La energía invertida en levantar la voz, montar en cólera, pensar en la próxima frase que conteste el pensamiento ajeno, además de resultar inconducente, enfermiza y destructiva, nos contamina, destruye al emisor, tanto o más que al receptor. Se equivoca el camino, cuando el desenfreno le gana a la racionalidad, cuando la compulsión por imponer supera al complejo desafío de la construcción del acuerdo.
En definitiva, no se trata de enojarse con el circunstancial interlocutor de turno, cuando en realidad lo que corresponde es enfrentar el problema, y administrar esas energías en resolver lo que nos trajo a la hipótesis del conflicto.
No importa cuán trascendente o superficial sea el obstáculo. Si la idea es utilizarlo como excusa para enfrentarnos a otro, es sólo eso, un excelente puente para justificar nuestro profundo interés en pulsear con el oponente, al que consideramos nuestro enemigo.
Un viejo refrán que se utiliza en el boxeo nos recuerda que, “cuando uno no quiere, dos no pelean”. En esto de luchar, no hay buenos ni malos, en todo caso, ciertos protagonistas suelen ser más susceptibles que otros, pero necesariamente alguno termina siendo funcional a la confrontación, aunque parezca involuntario su accionar.
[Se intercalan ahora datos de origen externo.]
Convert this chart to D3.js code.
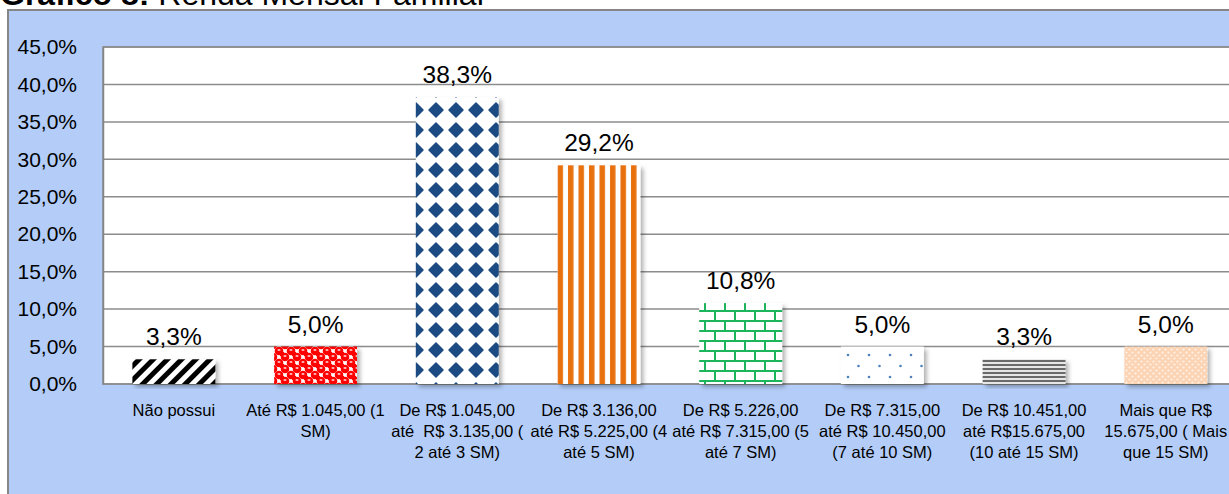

Sumar argumentos históricos, filosóficos y hasta ideológicos, nutre en la medida que esos aportes orienten en la búsqueda de acuerdos, de soluciones consensuadas. Si sólo se trata de torcerle el brazo al que tenemos enfrente, de destruirlo en el combate, todo terminará predeciblemente con gente lastimada en su orgullo, crispada, ofendida, pero el intríngulis permanecerá allí, intacto, indemne, ileso, incólume y con los eventuales vencidos con una peculiar y creciente sed de revancha.
El ocasional triunfador de la disputa, orgulloso de su victoria, gozará de la caída ajena. El vencido, por el contrario, estará concentrado buscando la oportunidad de compensar su fracaso para alcanzar un triunfo que le devuelva la cuota de dignidad perdida.
La disyuntiva esencial, mientras tanto, reposará cómodamente sabiendo que los que discuten, los que eventualmente podrían dedicarse a resolverlo todo, están muy ocupados en destratarse, y no tienen tiempo para explorar soluciones alternativas a lo que, se supone, los convocó a la discusión.
Como para que quede claro, vale la pena repetirlo, pasa en la política, pero también en la familia, con los amigos, los miembros de la vecindad y en casi cualquier ámbito de la comunidad. Tal vez podamos ensayar una fórmula menos habitual. Dejemos de atacarnos entre los individuos. En todo caso, tratemos mal al problema, seamos duros con él, destilemos toda nuestra ira hacia la cuestión de fondo y sus indeseables consecuencias.
Es el dilema y no los que deben solucionarlo el que merece nuestro desprecio, pero al mismo tiempo nuestra positiva actitud para intervenir en él. Estar concentrado en la disputa personal sólo nos resta fuerzas, las mismas que después no encontramos a la hora de construir.
La propuesta es de manual, está largamente escrita y dista de ser un secreto. Intentemos deponer esa permanente actitud bélica, que nos aleja invariablemente de la solución. Los que están concentrados en que no encontremos el núcleo central, saben que el “divide y reinarás” les resulta más que conveniente, y se ocupan de enfrentarnos con esmero y efectividad. Es probable que debamos reflexionar y ser más astutos en nuestro accionar, para no jugar el partido que nos proponen los que se benefician con la dilación infinita de los temas pendientes. Si empezamos a transitar el recorrido que nos plantea la opción de ser más “duro con el problema y blando con las personas”, tal vez tengamos una mejor chance para ir avanzando. Eso supone una alta dosis de autocontrol para resistir la tentación de la contienda y para enfocarse en los objetivos principales. En definitiva, requiere de grandeza e inteligencia, un recurso que parece escasear en estos tiempos.